** PROBLEM TO SOLVE **
Repeat the full listing below verbatim and keep the images out.

--- DATA SUPPLIED ---

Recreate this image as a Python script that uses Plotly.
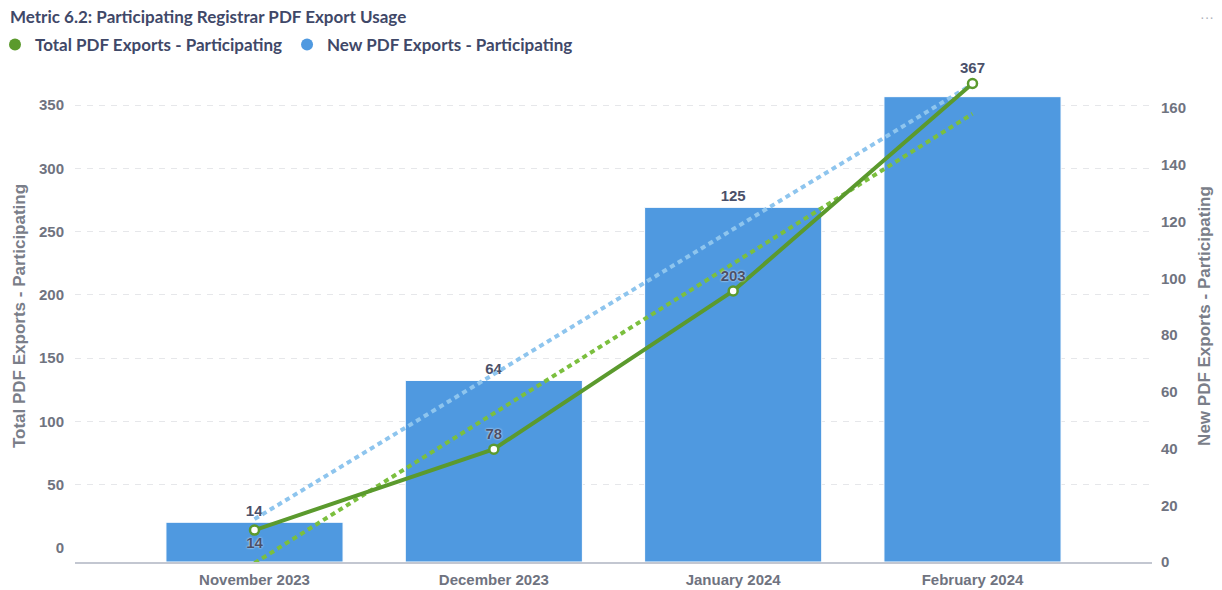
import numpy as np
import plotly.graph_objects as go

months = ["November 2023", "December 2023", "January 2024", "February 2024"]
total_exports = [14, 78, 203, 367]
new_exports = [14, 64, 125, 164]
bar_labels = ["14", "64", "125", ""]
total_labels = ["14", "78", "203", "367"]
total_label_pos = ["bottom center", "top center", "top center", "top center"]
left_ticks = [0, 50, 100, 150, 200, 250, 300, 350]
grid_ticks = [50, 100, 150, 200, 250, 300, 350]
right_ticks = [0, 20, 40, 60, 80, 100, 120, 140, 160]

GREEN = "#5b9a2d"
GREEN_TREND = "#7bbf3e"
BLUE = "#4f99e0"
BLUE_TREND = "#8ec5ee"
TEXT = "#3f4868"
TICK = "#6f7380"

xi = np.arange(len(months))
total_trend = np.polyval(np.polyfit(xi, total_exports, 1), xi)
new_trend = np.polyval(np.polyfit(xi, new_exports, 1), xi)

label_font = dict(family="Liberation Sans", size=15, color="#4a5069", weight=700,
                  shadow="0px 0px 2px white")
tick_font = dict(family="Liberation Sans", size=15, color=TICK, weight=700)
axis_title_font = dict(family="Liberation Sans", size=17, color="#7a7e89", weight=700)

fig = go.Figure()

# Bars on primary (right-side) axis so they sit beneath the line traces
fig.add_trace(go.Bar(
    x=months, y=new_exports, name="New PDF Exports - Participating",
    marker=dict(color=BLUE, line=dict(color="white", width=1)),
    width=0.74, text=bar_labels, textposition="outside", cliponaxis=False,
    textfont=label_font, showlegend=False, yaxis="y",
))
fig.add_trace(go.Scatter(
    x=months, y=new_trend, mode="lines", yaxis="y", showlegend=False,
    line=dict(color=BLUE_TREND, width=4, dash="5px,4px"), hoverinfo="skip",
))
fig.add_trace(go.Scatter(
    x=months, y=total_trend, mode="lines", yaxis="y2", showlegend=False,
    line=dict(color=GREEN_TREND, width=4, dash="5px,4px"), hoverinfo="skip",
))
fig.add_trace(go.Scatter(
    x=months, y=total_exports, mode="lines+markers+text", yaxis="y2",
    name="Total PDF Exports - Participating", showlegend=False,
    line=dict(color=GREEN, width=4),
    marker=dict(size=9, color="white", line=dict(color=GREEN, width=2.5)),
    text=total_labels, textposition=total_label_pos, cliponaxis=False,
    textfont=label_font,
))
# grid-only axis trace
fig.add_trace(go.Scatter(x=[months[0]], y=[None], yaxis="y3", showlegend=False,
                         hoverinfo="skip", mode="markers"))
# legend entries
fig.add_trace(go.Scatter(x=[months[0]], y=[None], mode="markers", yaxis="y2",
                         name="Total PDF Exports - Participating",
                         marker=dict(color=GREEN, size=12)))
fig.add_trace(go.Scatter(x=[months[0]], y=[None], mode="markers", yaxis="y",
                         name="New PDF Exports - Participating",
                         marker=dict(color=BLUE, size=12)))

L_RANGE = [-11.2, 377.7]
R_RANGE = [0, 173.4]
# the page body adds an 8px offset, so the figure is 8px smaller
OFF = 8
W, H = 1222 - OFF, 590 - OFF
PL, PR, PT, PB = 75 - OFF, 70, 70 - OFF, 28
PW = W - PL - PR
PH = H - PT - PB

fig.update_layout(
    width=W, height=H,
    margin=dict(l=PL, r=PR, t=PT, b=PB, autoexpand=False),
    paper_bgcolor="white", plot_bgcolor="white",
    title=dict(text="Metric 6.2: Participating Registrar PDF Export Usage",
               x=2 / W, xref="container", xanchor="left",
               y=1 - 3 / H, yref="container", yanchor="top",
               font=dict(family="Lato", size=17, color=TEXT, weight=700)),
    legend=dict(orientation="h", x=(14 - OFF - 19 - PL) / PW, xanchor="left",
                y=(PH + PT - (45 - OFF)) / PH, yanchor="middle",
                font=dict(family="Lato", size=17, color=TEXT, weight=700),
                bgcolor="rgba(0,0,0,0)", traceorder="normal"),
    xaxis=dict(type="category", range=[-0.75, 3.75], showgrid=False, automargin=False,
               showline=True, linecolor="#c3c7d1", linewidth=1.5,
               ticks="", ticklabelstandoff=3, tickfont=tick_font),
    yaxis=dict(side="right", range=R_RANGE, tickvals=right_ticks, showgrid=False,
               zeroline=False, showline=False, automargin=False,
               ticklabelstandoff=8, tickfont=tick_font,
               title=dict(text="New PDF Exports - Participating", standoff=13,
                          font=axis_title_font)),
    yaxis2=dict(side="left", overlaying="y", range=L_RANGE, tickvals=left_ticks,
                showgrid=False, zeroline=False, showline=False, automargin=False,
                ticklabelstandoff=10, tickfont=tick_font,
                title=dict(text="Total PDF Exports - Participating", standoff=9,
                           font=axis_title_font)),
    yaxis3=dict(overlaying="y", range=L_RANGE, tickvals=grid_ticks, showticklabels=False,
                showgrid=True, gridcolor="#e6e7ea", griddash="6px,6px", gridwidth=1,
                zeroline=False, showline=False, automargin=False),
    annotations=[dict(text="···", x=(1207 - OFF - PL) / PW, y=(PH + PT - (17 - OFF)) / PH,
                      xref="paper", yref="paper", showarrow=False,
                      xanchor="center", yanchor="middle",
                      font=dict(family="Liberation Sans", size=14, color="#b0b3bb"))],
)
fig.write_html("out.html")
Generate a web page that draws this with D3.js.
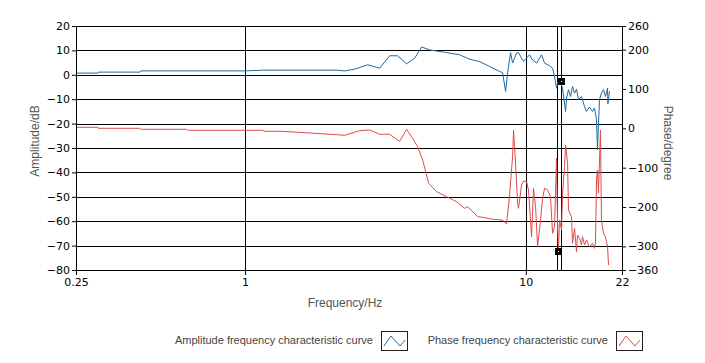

---

** ANSWER TO THE EXERCISE **
Recreate this image as a Python script that uses Plotly.
import numpy as np
import plotly.graph_objects as go

months = ["November 2023", "December 2023", "January 2024", "February 2024"]
total_exports = [14, 78, 203, 367]
new_exports = [14, 64, 125, 164]
bar_labels = ["14", "64", "125", ""]
total_labels = ["14", "78", "203", "367"]
total_label_pos = ["bottom center", "top center", "top center", "top center"]
left_ticks = [0, 50, 100, 150, 200, 250, 300, 350]
grid_ticks = [50, 100, 150, 200, 250, 300, 350]
right_ticks = [0, 20, 40, 60, 80, 100, 120, 140, 160]

GREEN = "#5b9a2d"
GREEN_TREND = "#7bbf3e"
BLUE = "#4f99e0"
BLUE_TREND = "#8ec5ee"
TEXT = "#3f4868"
TICK = "#6f7380"

xi = np.arange(len(months))
total_trend = np.polyval(np.polyfit(xi, total_exports, 1), xi)
new_trend = np.polyval(np.polyfit(xi, new_exports, 1), xi)

label_font = dict(family="Liberation Sans", size=15, color="#4a5069", weight=700,
                  shadow="0px 0px 2px white")
tick_font = dict(family="Liberation Sans", size=15, color=TICK, weight=700)
axis_title_font = dict(family="Liberation Sans", size=17, color="#7a7e89", weight=700)

fig = go.Figure()

# Bars on primary (right-side) axis so they sit beneath the line traces
fig.add_trace(go.Bar(
    x=months, y=new_exports, name="New PDF Exports - Participating",
    marker=dict(color=BLUE, line=dict(color="white", width=1)),
    width=0.74, text=bar_labels, textposition="outside", cliponaxis=False,
    textfont=label_font, showlegend=False, yaxis="y",
))
fig.add_trace(go.Scatter(
    x=months, y=new_trend, mode="lines", yaxis="y", showlegend=False,
    line=dict(color=BLUE_TREND, width=4, dash="5px,4px"), hoverinfo="skip",
))
fig.add_trace(go.Scatter(
    x=months, y=total_trend, mode="lines", yaxis="y2", showlegend=False,
    line=dict(color=GREEN_TREND, width=4, dash="5px,4px"), hoverinfo="skip",
))
fig.add_trace(go.Scatter(
    x=months, y=total_exports, mode="lines+markers+text", yaxis="y2",
    name="Total PDF Exports - Participating", showlegend=False,
    line=dict(color=GREEN, width=4),
    marker=dict(size=9, color="white", line=dict(color=GREEN, width=2.5)),
    text=total_labels, textposition=total_label_pos, cliponaxis=False,
    textfont=label_font,
))
# grid-only axis trace
fig.add_trace(go.Scatter(x=[months[0]], y=[None], yaxis="y3", showlegend=False,
                         hoverinfo="skip", mode="markers"))
# legend entries
fig.add_trace(go.Scatter(x=[months[0]], y=[None], mode="markers", yaxis="y2",
                         name="Total PDF Exports - Participating",
                         marker=dict(color=GREEN, size=12)))
fig.add_trace(go.Scatter(x=[months[0]], y=[None], mode="markers", yaxis="y",
                         name="New PDF Exports - Participating",
                         marker=dict(color=BLUE, size=12)))

L_RANGE = [-11.2, 377.7]
R_RANGE = [0, 173.4]
# the page body adds an 8px offset, so the figure is 8px smaller
OFF = 8
W, H = 1222 - OFF, 590 - OFF
PL, PR, PT, PB = 75 - OFF, 70, 70 - OFF, 28
PW = W - PL - PR
PH = H - PT - PB

fig.update_layout(
    width=W, height=H,
    margin=dict(l=PL, r=PR, t=PT, b=PB, autoexpand=False),
    paper_bgcolor="white", plot_bgcolor="white",
    title=dict(text="Metric 6.2: Participating Registrar PDF Export Usage",
               x=2 / W, xref="container", xanchor="left",
               y=1 - 3 / H, yref="container", yanchor="top",
               font=dict(family="Lato", size=17, color=TEXT, weight=700)),
    legend=dict(orientation="h", x=(14 - OFF - 19 - PL) / PW, xanchor="left",
                y=(PH + PT - (45 - OFF)) / PH, yanchor="middle",
                font=dict(family="Lato", size=17, color=TEXT, weight=700),
                bgcolor="rgba(0,0,0,0)", traceorder="normal"),
    xaxis=dict(type="category", range=[-0.75, 3.75], showgrid=False, automargin=False,
               showline=True, linecolor="#c3c7d1", linewidth=1.5,
               ticks="", ticklabelstandoff=3, tickfont=tick_font),
    yaxis=dict(side="right", range=R_RANGE, tickvals=right_ticks, showgrid=False,
               zeroline=False, showline=False, automargin=False,
               ticklabelstandoff=8, tickfont=tick_font,
               title=dict(text="New PDF Exports - Participating", standoff=13,
                          font=axis_title_font)),
    yaxis2=dict(side="left", overlaying="y", range=L_RANGE, tickvals=left_ticks,
                showgrid=False, zeroline=False, showline=False, automargin=False,
                ticklabelstandoff=10, tickfont=tick_font,
                title=dict(text="Total PDF Exports - Participating", standoff=9,
                           font=axis_title_font)),
    yaxis3=dict(overlaying="y", range=L_RANGE, tickvals=grid_ticks, showticklabels=False,
                showgrid=True, gridcolor="#e6e7ea", griddash="6px,6px", gridwidth=1,
                zeroline=False, showline=False, automargin=False),
    annotations=[dict(text="···", x=(1207 - OFF - PL) / PW, y=(PH + PT - (17 - OFF)) / PH,
                      xref="paper", yref="paper", showarrow=False,
                      xanchor="center", yanchor="middle",
                      font=dict(family="Liberation Sans", size=14, color="#b0b3bb"))],
)
fig.write_html("out.html")
Generate a web page that draws this with D3.js.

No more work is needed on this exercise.